Su D di Repubblica di sabato 17 settembre, nella settimana precedente alle elezioni politiche, la Senatrice Cattaneo firma un editoriale per raccontare le proprie aspettative sul futuro del Paese.
Ecco l’editoriale della Senatrice Cattaneo.
“L’Italia che vorrei è un Paese dove le protagoniste della crescita sociale ed economica siano formazione, cultura e scienza. Un Paese che, oltre ogni slogan, decida di affrontare alcuni temi fondamentali: diritti e istruzione per tutti, competenze da valorizzare, decisioni pubbliche basate su prove ed evidenze scientifiche disponibili.
“Diritti e istruzione”, per me, significa garantire a tutti i cittadini condizioni di partenza, se non identiche, almeno paragonabili nell’ambito della formazione. Questo è l’unico modo per dare senso alla parola “merito”. Tutti devono avere la possibilità di realizzare il proprio potenziale, di contribuire al miglioramento delle condizioni di vita proprie e altrui e di poter competere liberamente, ad armi pari, con le proprie idee e capacità; tutti hanno diritto alla massima trasparenza nei sistemi e nei criteri di valutazione. Nell’Italia che vorrei (e che oggi non c’è) questi principi non dovrebbero avere eccezioni di alcun genere, essendo le fondamenta di una società libera e inclusiva.

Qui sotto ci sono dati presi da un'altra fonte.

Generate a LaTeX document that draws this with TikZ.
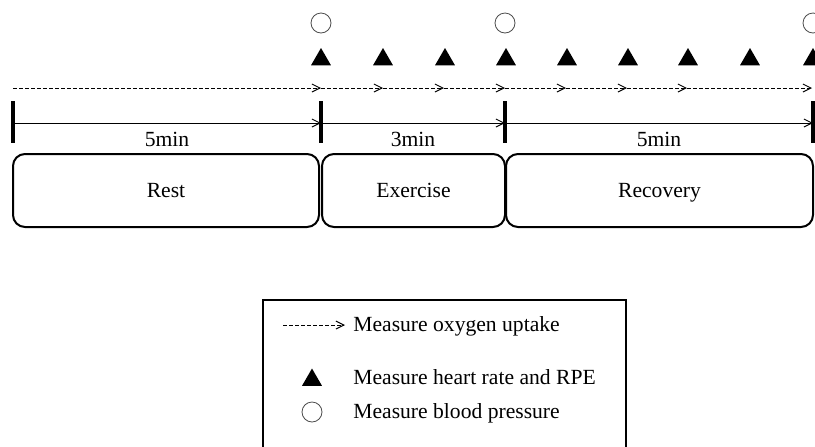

L’Italia che vorrei è un Paese che investa con convinzione nelle competenze, capace di puntare l’attenzione su ogni singolo giovane e chiedersi cosa possa fare per lui o per lei, per la sua crescita, per far sì che possa mettere le proprie competenze al servizio di tutti. Un Paese cresce e si rinnova se cresce e si rinnova la sua comunità, se le competenze vengono valorizzate e sostenute piuttosto che abbandonate o, ancora peggio, umiliate da procedure di selezione amicali e non trasparenti. Un Paese che invece delle nuove idee continui a promuovere logiche spartitorie e privilegi è destinato a spegnersi; un Paese dove non si fa formazione, non si studia e non si ricerca perde non solo la capacità di trovare le risposte ai grandi interrogativi del nostro tempo, ma anche quella di formulare le domande. Il timore di perdere i nostri giovani e l’incapacità di attrarne di nuovi dovrebbero ossessionare la politica al pari della crisi alimentare o del rincaro delle fonti energetiche.
L’Italia che vorrei è un Paese in cui i rappresentanti delle istituzioni di ogni grado, consci della responsabilità nei confronti della comunità che rappresentano, sentano l’imperativo di assumere decisioni pubbliche partendo dai fatti e dalle evidenze scientifiche disponibili e di approfondire ogni opzione e le sue conseguenze. Il rischio, altrimenti, è di ritrovarci “intrappolati” da scelte politiche inefficaci, quando non volutamente manipolative della realtà per questioni di convenienza o consenso. Scelte, queste sì, tossiche per la democrazia.
Infine, l’Italia che vorrei è un Paese in cui le proposte elettorali non si esaurissero nella zuffa per prevalere – con promesse mirabolanti e spesso impossibili da mantenere – nelle urne il 25 settembre, ma fossero anche e soprattutto occasione di confronto di proposte volte a immaginare l’orizzonte del Paese fra dieci o vent’anni. Soltanto così le istituzioni repubblicane, con il rinnovato sostegno dei cittadini, saranno in grado non solo di affrontare le difficoltà, ma anche di cogliere le opportunità di un futuro che ci riguarda tutti”.